‘Spain’ in the sense of ‘Hispania’, alluding to the Roman province, certainly existed as a concept at the time, even if the Kingdom didn’t (yet). Indeed, there’s several medieval Kings in the Iberian peninsula who used the title ‘Imperator totius Hispaniae’ (ie, ‘Emperor of all Spain’).
See, for example, the epitaph of Ferdinand I of Leon, who died in 1103:
H. E. TUMULATUS FERNANDUS MAGNUS REX TOTIUS HISPANIAE. FILIUS SANCTII REGIS PIRENAEORUM ET TOLOSAE. ISTA TRANSTULIT CORPORA. SANCTORUM IN LEGIONE BEATI ISIDORI ARCHIEPISCOPI AB HISPALI VICENTIIMARTYRIS AB ABELA. ET FECIT ECCLESIAM HANC LAPIDEAM. QUAE OLIM FUERAT LUTEA, HIC PRAELIANDO FECIT SIBI TRIBUTARIOS OMNES SARRACENOS HISPANIAE ET CEPIT COLIMBRIAM, LAMEGO, VESEO, ET ALIAS. ISTE VI CEPIT REGNA GARSIAE ET VEREMUDI. OBIIT VI K. JANUARII. ERA MCIII.
Here is buried Ferdinand the Great, king of all Spain, son of Sancho king of the Pyrenees and Toulouse. He transferred to León the holy bodies of Saint Isidore archbishop, from Seville, and of Vicente martyr, from Avila, and built this church of stone, which in another time was of mud. He made his tributaries, with arms, all the Saracens of Spain. He seized Coimbra, Lamego, Viseo and other places. He took by force the kingdoms of Garcia and Vermudo.

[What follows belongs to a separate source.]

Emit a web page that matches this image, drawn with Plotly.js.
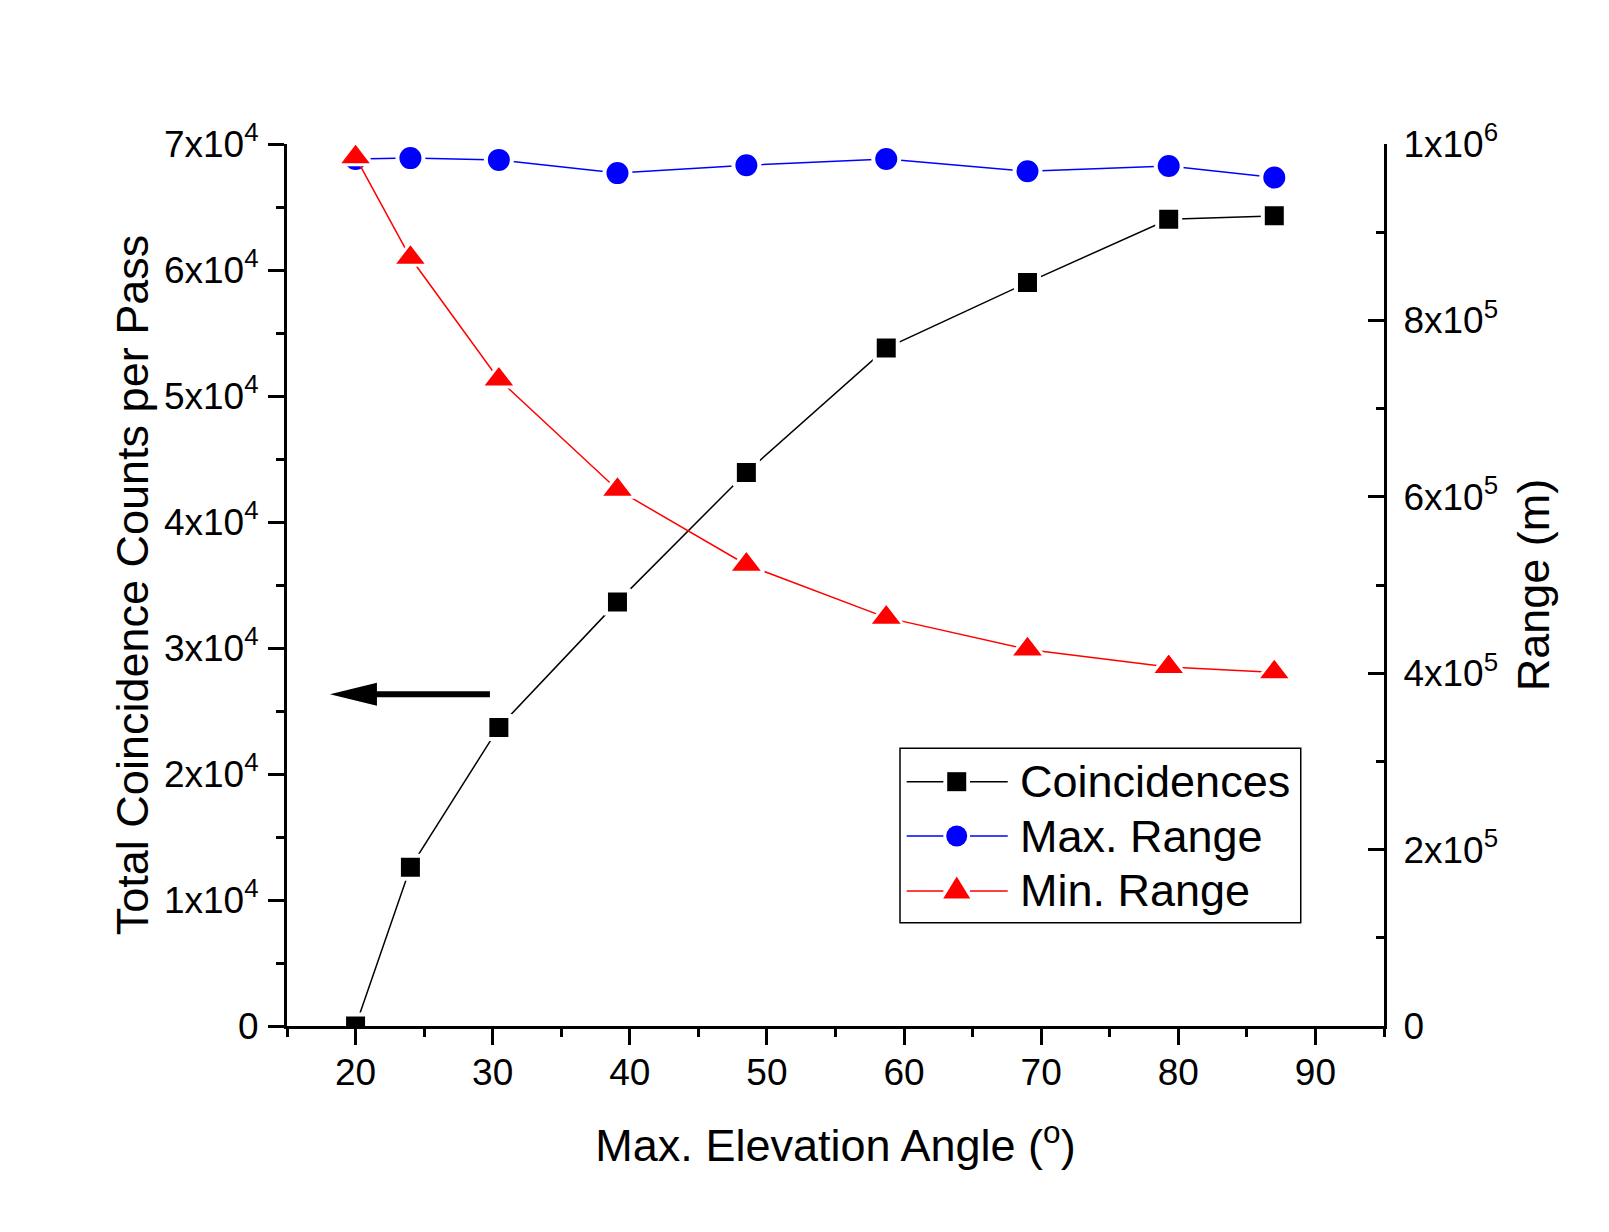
<!DOCTYPE html>
<html>
<head>
<meta charset="utf-8">
<script src="https://cdn.plot.ly/plotly-3.0.1.min.js"></script>
<style>
  html, body { margin: 0; padding: 0; background: #ffffff; }
  #chart { width: 1609px; height: 1232px; }
</style>
</head>
<body>
<div id="chart"></div>
<script>
// Maximum elevation angle of each pass (degrees)
const elevation = [20, 24, 30.45, 39.1, 48.5, 58.7, 69, 79.3, 87];
// Total coincidence counts per pass (left axis)
const coincidences = [0, 12600, 23700, 33660, 43930, 53800, 59000, 64030, 64300];
// Maximum and minimum slant range during the pass, metres (right axis)
const maxRange = [983000, 984000, 982000, 967000, 976000, 983000, 969000, 975000, 962000];
const minRange = [985000, 871000, 733000, 608000, 523000, 463000, 427000, 407000, 401000];

const seriesNames = ['Coincidences', 'Max. Range', 'Min. Range'];
const seriesColors = ['#000000', '#0000ff', '#ff0000'];

const leftTickVals = [0, 10000, 20000, 30000, 40000, 50000, 60000, 70000];
const leftTickText = ['0', '1x10<sup>4</sup>', '2x10<sup>4</sup>', '3x10<sup>4</sup>',
                      '4x10<sup>4</sup>', '5x10<sup>4</sup>', '6x10<sup>4</sup>', '7x10<sup>4</sup>'];
const rightTickVals = [0, 200000, 400000, 600000, 800000, 1000000];
const rightTickText = ['0', '2x10<sup>5</sup>', '4x10<sup>5</sup>', '6x10<sup>5</sup>',
                       '8x10<sup>5</sup>', '1x10<sup>6</sup>'];

const FONT = 'Liberation Sans, Arial, Helvetica, sans-serif';

// white marker outline leaves a small gap where the line meets each marker
const halo = { color: '#ffffff', width: 4 };

const traces = [
  {
    x: elevation, y: coincidences, name: seriesNames[0], yaxis: 'y',
    type: 'scatter', mode: 'lines+markers',
    line: { color: seriesColors[0], width: 1.5 },
    marker: { symbol: 'square', size: 23, color: seriesColors[0], line: halo }
  },
  {
    x: elevation, y: maxRange, name: seriesNames[1], yaxis: 'y2',
    type: 'scatter', mode: 'lines+markers',
    line: { color: seriesColors[1], width: 1.5 },
    marker: { symbol: 'circle', size: 26, color: seriesColors[1], line: halo }
  },
  {
    x: elevation, y: minRange, name: seriesNames[2], yaxis: 'y2',
    type: 'scatter', mode: 'lines+markers',
    line: { color: seriesColors[2], width: 1.5 },
    marker: { symbol: 'triangle-up', size: 30, color: seriesColors[2], line: { color: '#ffffff', width: 3 } }
  }
];

// ----- legend box drawn with shapes + annotations -----
const legendBox = { x0: 0.5588, x1: 0.9241, y0: 0.1171, y1: 0.3149 };
const legendRows = [0.2770, 0.2154, 0.1531];
const legendLine = { a0: 0.5649, a1: 0.5983, b0: 0.6226, b1: 0.6570, mid: 0.6105, text: 0.6665 };

const shapes = [];
const annotations = [];

shapes.push({
  type: 'rect', xref: 'paper', yref: 'paper',
  x0: legendBox.x0, x1: legendBox.x1, y0: legendBox.y0, y1: legendBox.y1,
  line: { color: '#000000', width: 1.5 }, fillcolor: '#ffffff', layer: 'above'
});

const legendSymbols = [
  { type: 'rect', x0: -9.5, x1: 9.5, y0: -9.5, y1: 9.5 },
  { type: 'circle', x0: -10.5, x1: 10.5, y0: -10.5, y1: 10.5 },
  { type: 'path', path: 'M-13.5,-7.5 L13.5,-7.5 L0,14.5 Z' }
];

seriesNames.forEach((name, i) => {
  const yRow = legendRows[i];
  [[legendLine.a0, legendLine.a1], [legendLine.b0, legendLine.b1]].forEach(seg => {
    shapes.push({
      type: 'line', xref: 'paper', yref: 'paper',
      x0: seg[0], x1: seg[1], y0: yRow, y1: yRow,
      line: { color: seriesColors[i], width: 1.5 }, layer: 'above'
    });
  });
  const sym = Object.assign({
    xref: 'paper', yref: 'paper',
    xsizemode: 'pixel', ysizemode: 'pixel',
    xanchor: legendLine.mid, yanchor: yRow,
    fillcolor: seriesColors[i], line: { width: 0 }, layer: 'above'
  }, legendSymbols[i]);
  shapes.push(sym);
  annotations.push({
    xref: 'paper', yref: 'paper', x: legendLine.text, y: yRow,
    xanchor: 'left', yanchor: 'middle', showarrow: false,
    text: name, font: { family: FONT, size: 45, color: '#000000' }
  });
});

// ----- arrow pointing at the left axis -----
const arrowTip = { x: 18.13, y: 26320 };
shapes.push({
  type: 'path', xref: 'x', yref: 'y', xsizemode: 'pixel', ysizemode: 'pixel',
  xanchor: arrowTip.x, yanchor: arrowTip.y,
  path: 'M0,0 L47,11.5 L47,-11.5 Z', fillcolor: '#000000', line: { width: 0 }
});
shapes.push({
  type: 'line', xref: 'x', yref: 'y', xsizemode: 'pixel', ysizemode: 'pixel',
  xanchor: arrowTip.x, yanchor: arrowTip.y,
  x0: 44, x1: 160, y0: 0, y1: 0,
  line: { color: '#000000', width: 6 }
});

const tickFont = { family: FONT, size: 37, color: '#000000' };
const titleFont = { family: FONT, size: 45, color: '#000000' };

const layout = {
  width: 1609, height: 1232,
  margin: { l: 287, r: 225, t: 144, b: 206, pad: 0 },
  paper_bgcolor: '#ffffff', plot_bgcolor: '#ffffff',
  showlegend: false,
  font: { family: FONT, color: '#000000' },
  xaxis: {
    range: [15, 95], tickmode: 'linear', tick0: 0, dtick: 10,
    showgrid: false, zeroline: false,
    showline: true, linecolor: '#000000', linewidth: 3,
    ticks: 'outside', ticklen: 16, tickwidth: 3, tickcolor: '#000000',
    minor: { tickmode: 'linear', tick0: 0, dtick: 5, ticks: 'outside', ticklen: 8, tickwidth: 3, tickcolor: '#000000', showgrid: false },
    tickfont: tickFont, ticklabelstandoff: -4,
    title: { text: 'Max. Elevation Angle (<sup>o</sup>)', font: titleFont, standoff: 38 }
  },
  yaxis: {
    range: [0, 70000], tickmode: 'array', tickvals: leftTickVals, ticktext: leftTickText,
    showgrid: false, zeroline: false,
    showline: true, linecolor: '#000000', linewidth: 3,
    ticks: 'outside', ticklen: 16, tickwidth: 3, tickcolor: '#000000',
    minor: { tickmode: 'linear', tick0: 0, dtick: 5000, ticks: 'outside', ticklen: 8, tickwidth: 3, tickcolor: '#000000', showgrid: false },
    tickfont: tickFont, ticklabelstandoff: 2,
    title: { text: 'Total Coincidence Counts per Pass', font: titleFont, standoff: 2 }
  },
  yaxis2: {
    overlaying: 'y', side: 'right', anchor: 'x',
    range: [0, 1000000], tickmode: 'array', tickvals: rightTickVals, ticktext: rightTickText,
    showgrid: false, zeroline: false,
    showline: true, linecolor: '#000000', linewidth: 3,
    ticks: 'inside', ticklen: 16, tickwidth: 3, tickcolor: '#000000',
    minor: { tickmode: 'linear', tick0: 0, dtick: 100000, ticks: 'inside', ticklen: 8, tickwidth: 3, tickcolor: '#000000', showgrid: false },
    tickfont: tickFont, ticklabelstandoff: 9,
    title: { text: 'Range (m)', font: titleFont, standoff: 21 }
  },
  shapes: shapes,
  annotations: annotations
};

Plotly.newPlot('chart', traces, layout, { staticPlot: true, displayModeBar: false });
</script>
</body>
</html>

He died on December 27, (the year) 1103.
Another example, Ferdinand III of Castile, who died in 1292 and is buried in Seville's Cathedral; note how "ESPAÑA" is already written in its modern form, not in Latin:
AQVI YAZE EL MVY ONDRADO HERNANDO, SEÑOR DE CASTIELLA E DE TOLEDO, E DE LEON, E DE GALICIA, DE SEVILLA, DE CORDOVA, DE MVRCIA, DE IHAEN, EL QVE CONQVISSO TODA ESPAÑA, EL MAS LEAL, EL MAS VERDADERO, EL MAS FRANCO, EL MAS ESFORZADO, EL MAS APVESTO, EL MAS GRANADO, EL MAS ZOFRIDO, EL MAS HOMILDOSO, EL QVE MAS TEMIE A DIOS, EL QVE MAS LE FACIE SERVICIO, EL QVE QVEBRANTO E DESTRVYO A TODOS SVS ENEMIGOS, EL QVE ALZO, E ONDRO TODOS SVS AMIGOS, E CONQVISSO LA CIVDAD DE SEVILLA, QVE ES CABEZA DE TODA ESPAÑA, E PASSO EN EL POSTRIMERO DIA DE MAYO, EN LA ERA DE MIL E CC. E NOVAENTA
Here lies the most noble Ferdinand, lord of Castile and of Toledo, and of Leon, and of Galicia, of Seville, of Cordoba, of Murcia, of Jaen, the one who conquered all Spain, the most loyal, the most true, the most frank, the most hardworking, the most handsome, the most distinguished, the most suffered, the most humble, the one who feared God most, who did Him most service, who broke and destroyed all his enemies, who raised up, and honored all his friends, and conquered the city of Seville, which is the head of all Spain, and passed on the last day of May, in the year of one thousand and two hundred and ninety.
So Spain being a concept in the 1500s shouldn’t be all that surprising.
In exactly the same way ‘Britain’ (ie, Britannia), and ‘Italy’ were also concepts, even though a Kingdom of Great Britain wouldn’t exist until 1707, and a unified Kingdom of Italy encompassing the entire peninsula wouldn’t exist until 1861/70.